Stunning auroras play in Earth's upper atmosphere, and similar cascading curtains grace the skies of giant planets, brown dwarfs — and even small stars.
When Earth's magnetic field tangles with that of the Sun, beautiful auroras ignite our night skies. Electrons and charged particles, driven by the solar wind, rain down on the Earth's upper atmosphere, lighting up the polar regions in a dazzling, ethereal display. But auroral displays aren’t unique to Earth. They’ve also been observed on Jupiter and Saturn. And now, an international team of astronomers have announced their findings on auroras on other stars.
The group, led by Jonathan Nichols (University of Leicester), showed that ultra-cool dwarfs, objects much smaller and colder than the Sun, demonstrate auroral behavior similar to Jupiter and Saturn. Ultra-cool dwarf is a catch-all term for the runts of the star formation litter: low-mass stars and failed stars known as brown dwarfs are all roughly Jupiter-sized and emit just a few percent of the Sun's luminosity.
Still, even with such low masses and temperatures, these objects can generate magnetic fields 10,000 times stronger than Earth’s. Astronomers can’t observe these fields directly, but they can infer their presence by the radio waves produced when the fields interact with charged particles.
Such interactions don’t occur on every ultra-cool dwarf — only 12 (out of roughly 200 observed) are known to produce intense radio emissions. These objects all have one thing in common: rapid rotation. They spin dizzyingly fast, completing a rotation every few hours. Many of the radio signals observed have a periodic beat, likely due to the objects’ rotation.
Analogs of radio-emitting stellar runts can be found closer to home: Jupiter and Saturn both generate strong magnetic fields and complete rotations once every 10 hours or so. Some of these planets’ radio emission has been linked to auroral activity, suggesting that similar processes may be important in the ultra-cool dwarfs as well.
Nichols and his team modified models of Jupiter’s magnetic field, scaling the planet’s rotation and field strength to that observed for ultra-cool dwarfs. Their simulation was able to reproduce the strength and beat of the observed radio signals. According to their model, the radio signals emanate from the dwarfs’ high-latitude polar regions, just like the radio signals seen from auroral ovals on Jupiter, Saturn, and Earth. This result implies a strong coupling between the stars, their magnetic fields, and the space environment around them, similar to the Earth's own magnetic field and the solar wind.
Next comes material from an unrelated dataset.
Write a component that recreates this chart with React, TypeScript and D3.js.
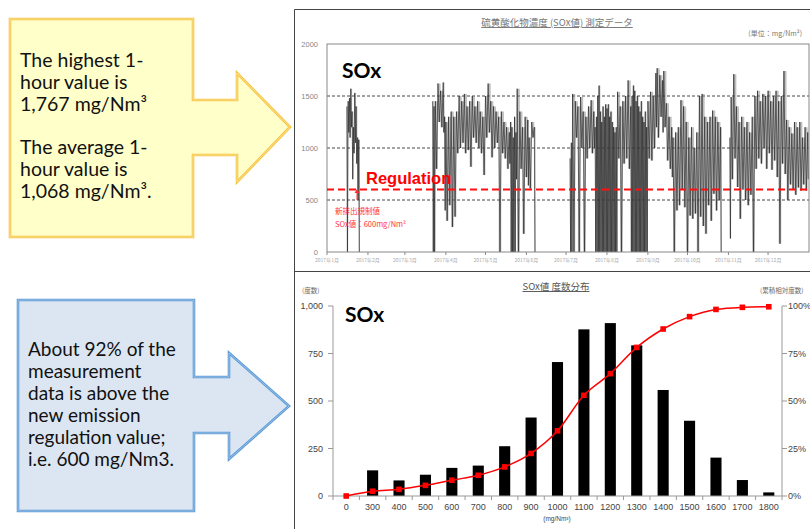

Here’s how it works: as a dwarf’s upper atmosphere interacts with the magnetic field around it, the high-latitude regions end up rotating more slowly than latitudes nearer the equator. Radio waves are produced as different layers of the atmosphere rub by each other.
If this theoretical picture is correct, more observations of auroras on other stars may be just around the corner. New radio telescope arrays, such as the Atacama Large Millimeter/submillimeter Array and the recently upgraded Karl G. Jansky Very Large Array will provide more sensitive observations of the auroras dazzling the upper atmospheres of faint stars and brown dwarfs.